• PROBLEM TO SOLVE:
Starting with the first line below, extract each line through the one that contains "-1.18, -1.07, -1.42, -1.15, -0.58]", inclusive, excluding pictures.

-------------------------

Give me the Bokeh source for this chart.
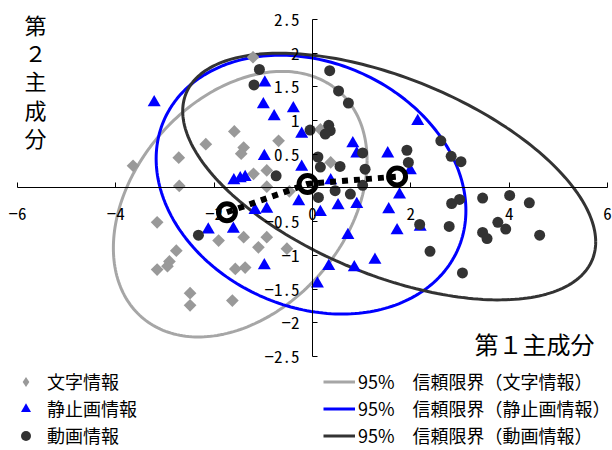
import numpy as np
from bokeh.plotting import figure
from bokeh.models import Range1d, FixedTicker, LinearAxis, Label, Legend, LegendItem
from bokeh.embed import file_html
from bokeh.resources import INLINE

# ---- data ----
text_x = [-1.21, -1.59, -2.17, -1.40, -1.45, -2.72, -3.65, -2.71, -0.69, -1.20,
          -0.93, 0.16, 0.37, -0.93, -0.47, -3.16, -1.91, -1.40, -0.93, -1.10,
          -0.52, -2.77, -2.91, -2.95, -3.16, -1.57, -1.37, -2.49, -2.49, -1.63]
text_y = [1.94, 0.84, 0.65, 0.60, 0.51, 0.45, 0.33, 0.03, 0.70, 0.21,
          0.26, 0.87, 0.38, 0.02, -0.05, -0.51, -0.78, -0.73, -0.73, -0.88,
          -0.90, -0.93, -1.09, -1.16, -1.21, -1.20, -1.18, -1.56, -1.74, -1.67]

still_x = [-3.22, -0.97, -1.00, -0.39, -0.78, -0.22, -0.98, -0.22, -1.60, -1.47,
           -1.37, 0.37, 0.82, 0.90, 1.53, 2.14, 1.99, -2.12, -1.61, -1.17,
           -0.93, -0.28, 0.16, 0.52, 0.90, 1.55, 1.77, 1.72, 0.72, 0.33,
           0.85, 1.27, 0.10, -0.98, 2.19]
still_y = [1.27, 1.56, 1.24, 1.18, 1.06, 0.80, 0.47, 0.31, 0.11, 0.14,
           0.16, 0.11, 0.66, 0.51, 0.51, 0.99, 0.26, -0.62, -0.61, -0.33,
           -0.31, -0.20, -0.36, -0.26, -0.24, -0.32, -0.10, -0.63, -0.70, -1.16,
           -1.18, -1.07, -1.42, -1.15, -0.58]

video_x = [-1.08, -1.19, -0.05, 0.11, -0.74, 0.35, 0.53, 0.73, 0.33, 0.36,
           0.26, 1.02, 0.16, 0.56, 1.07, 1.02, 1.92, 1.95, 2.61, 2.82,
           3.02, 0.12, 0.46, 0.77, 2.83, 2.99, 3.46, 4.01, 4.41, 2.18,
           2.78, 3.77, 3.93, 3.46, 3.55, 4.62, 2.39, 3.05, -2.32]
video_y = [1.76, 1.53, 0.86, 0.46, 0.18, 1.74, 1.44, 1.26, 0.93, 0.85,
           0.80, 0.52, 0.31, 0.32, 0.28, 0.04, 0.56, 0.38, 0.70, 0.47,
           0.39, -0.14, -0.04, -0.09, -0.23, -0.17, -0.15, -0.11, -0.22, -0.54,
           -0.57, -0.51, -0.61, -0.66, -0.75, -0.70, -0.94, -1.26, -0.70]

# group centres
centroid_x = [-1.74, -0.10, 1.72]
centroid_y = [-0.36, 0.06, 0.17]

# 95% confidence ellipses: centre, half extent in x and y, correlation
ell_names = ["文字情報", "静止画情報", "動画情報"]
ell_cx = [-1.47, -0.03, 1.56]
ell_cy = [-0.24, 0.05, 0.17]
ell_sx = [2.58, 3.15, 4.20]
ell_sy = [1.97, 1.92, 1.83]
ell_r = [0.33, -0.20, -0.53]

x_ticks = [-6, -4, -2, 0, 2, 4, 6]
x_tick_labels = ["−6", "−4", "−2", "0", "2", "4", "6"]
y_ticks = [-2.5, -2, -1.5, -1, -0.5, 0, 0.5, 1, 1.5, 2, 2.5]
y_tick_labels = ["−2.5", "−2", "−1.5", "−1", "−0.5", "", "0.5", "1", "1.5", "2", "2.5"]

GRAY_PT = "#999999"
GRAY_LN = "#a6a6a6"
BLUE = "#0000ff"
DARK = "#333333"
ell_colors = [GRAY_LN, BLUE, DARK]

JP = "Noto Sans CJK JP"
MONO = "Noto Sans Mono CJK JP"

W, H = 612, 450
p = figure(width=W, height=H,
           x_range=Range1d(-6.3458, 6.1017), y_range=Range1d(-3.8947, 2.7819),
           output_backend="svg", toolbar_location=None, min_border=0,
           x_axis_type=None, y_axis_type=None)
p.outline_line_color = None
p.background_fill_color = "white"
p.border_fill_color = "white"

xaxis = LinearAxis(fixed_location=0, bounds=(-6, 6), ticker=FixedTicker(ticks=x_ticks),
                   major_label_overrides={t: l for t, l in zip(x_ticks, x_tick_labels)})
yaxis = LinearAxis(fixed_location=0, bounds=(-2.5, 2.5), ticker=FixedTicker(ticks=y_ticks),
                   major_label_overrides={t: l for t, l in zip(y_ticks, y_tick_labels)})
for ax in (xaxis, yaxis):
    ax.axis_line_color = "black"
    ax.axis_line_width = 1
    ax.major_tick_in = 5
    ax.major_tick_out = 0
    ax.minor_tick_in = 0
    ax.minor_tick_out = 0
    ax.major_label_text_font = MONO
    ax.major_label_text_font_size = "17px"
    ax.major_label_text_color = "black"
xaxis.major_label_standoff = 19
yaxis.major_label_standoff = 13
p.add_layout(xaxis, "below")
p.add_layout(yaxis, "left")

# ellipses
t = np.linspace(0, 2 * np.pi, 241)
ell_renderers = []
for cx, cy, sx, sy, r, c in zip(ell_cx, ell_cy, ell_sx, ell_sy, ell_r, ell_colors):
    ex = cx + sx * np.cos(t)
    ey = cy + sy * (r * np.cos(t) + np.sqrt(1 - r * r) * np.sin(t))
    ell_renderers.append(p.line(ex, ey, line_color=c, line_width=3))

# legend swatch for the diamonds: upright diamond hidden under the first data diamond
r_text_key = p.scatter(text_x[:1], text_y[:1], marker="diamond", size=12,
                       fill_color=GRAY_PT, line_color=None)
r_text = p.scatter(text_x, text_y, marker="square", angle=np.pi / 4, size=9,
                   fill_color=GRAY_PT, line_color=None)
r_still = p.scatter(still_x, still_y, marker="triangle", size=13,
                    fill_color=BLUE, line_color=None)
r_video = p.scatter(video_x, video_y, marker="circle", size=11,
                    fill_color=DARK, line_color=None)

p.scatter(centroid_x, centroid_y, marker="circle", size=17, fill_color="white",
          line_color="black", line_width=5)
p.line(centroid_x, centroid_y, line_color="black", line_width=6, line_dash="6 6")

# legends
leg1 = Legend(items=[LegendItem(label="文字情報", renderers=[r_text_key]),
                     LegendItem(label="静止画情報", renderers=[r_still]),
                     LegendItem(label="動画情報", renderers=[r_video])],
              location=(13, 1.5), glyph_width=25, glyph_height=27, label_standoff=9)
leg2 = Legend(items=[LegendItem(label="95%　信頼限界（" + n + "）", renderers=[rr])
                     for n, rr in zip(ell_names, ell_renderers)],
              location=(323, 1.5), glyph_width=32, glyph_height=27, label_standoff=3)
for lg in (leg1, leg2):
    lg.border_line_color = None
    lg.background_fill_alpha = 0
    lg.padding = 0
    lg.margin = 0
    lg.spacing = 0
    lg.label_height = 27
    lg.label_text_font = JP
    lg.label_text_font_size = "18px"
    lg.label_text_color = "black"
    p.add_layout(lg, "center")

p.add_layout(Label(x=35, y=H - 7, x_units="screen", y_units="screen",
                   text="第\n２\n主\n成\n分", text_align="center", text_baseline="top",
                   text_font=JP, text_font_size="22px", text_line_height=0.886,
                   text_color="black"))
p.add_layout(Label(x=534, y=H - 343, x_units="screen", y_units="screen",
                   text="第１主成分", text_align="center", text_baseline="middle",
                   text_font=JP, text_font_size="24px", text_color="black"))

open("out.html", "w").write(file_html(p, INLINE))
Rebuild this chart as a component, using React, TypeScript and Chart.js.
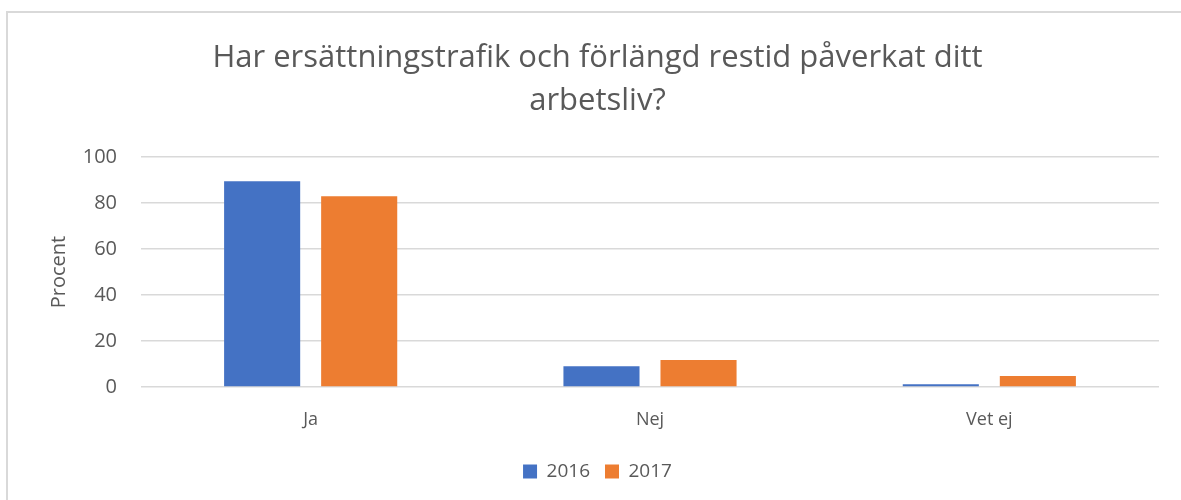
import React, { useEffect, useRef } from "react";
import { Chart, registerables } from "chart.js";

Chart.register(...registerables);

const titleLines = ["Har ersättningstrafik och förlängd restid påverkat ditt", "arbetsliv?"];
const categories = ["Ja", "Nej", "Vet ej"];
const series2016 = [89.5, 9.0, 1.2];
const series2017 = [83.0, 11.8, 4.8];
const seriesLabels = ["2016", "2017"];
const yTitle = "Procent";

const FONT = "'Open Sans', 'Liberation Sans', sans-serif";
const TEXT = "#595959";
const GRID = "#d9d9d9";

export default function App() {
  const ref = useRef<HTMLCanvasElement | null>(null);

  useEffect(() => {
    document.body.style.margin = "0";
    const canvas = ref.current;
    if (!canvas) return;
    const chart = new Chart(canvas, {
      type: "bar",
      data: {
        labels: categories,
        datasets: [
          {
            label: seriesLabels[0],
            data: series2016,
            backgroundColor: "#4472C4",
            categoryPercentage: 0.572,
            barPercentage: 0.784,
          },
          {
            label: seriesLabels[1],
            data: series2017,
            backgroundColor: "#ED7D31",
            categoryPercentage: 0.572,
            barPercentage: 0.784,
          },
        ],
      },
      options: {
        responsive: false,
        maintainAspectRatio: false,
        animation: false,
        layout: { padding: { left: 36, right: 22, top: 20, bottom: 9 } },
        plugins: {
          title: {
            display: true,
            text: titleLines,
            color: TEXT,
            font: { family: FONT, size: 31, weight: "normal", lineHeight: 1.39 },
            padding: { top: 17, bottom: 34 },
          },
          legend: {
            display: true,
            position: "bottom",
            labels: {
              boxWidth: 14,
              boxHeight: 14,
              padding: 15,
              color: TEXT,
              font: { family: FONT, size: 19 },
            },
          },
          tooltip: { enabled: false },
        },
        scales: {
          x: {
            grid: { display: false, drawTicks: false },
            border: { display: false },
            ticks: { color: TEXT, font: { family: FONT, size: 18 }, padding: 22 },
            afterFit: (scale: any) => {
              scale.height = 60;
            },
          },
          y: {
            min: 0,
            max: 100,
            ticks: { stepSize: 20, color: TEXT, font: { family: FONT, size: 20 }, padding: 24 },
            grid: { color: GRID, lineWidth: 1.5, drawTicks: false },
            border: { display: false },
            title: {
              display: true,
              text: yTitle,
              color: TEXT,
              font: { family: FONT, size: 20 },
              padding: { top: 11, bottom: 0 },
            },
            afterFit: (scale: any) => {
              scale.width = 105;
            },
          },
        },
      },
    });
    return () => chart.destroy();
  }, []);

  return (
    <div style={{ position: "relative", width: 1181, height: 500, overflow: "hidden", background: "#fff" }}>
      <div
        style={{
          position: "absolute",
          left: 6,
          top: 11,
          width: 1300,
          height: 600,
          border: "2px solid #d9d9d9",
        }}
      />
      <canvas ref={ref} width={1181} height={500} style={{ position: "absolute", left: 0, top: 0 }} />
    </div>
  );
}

-------------------------

• EXERCISE RESPONSE:
Give me the Bokeh source for this chart.
import numpy as np
from bokeh.plotting import figure
from bokeh.models import Range1d, FixedTicker, LinearAxis, Label, Legend, LegendItem
from bokeh.embed import file_html
from bokeh.resources import INLINE

# ---- data ----
text_x = [-1.21, -1.59, -2.17, -1.40, -1.45, -2.72, -3.65, -2.71, -0.69, -1.20,
          -0.93, 0.16, 0.37, -0.93, -0.47, -3.16, -1.91, -1.40, -0.93, -1.10,
          -0.52, -2.77, -2.91, -2.95, -3.16, -1.57, -1.37, -2.49, -2.49, -1.63]
text_y = [1.94, 0.84, 0.65, 0.60, 0.51, 0.45, 0.33, 0.03, 0.70, 0.21,
          0.26, 0.87, 0.38, 0.02, -0.05, -0.51, -0.78, -0.73, -0.73, -0.88,
          -0.90, -0.93, -1.09, -1.16, -1.21, -1.20, -1.18, -1.56, -1.74, -1.67]

still_x = [-3.22, -0.97, -1.00, -0.39, -0.78, -0.22, -0.98, -0.22, -1.60, -1.47,
           -1.37, 0.37, 0.82, 0.90, 1.53, 2.14, 1.99, -2.12, -1.61, -1.17,
           -0.93, -0.28, 0.16, 0.52, 0.90, 1.55, 1.77, 1.72, 0.72, 0.33,
           0.85, 1.27, 0.10, -0.98, 2.19]
still_y = [1.27, 1.56, 1.24, 1.18, 1.06, 0.80, 0.47, 0.31, 0.11, 0.14,
           0.16, 0.11, 0.66, 0.51, 0.51, 0.99, 0.26, -0.62, -0.61, -0.33,
           -0.31, -0.20, -0.36, -0.26, -0.24, -0.32, -0.10, -0.63, -0.70, -1.16,
           -1.18, -1.07, -1.42, -1.15, -0.58]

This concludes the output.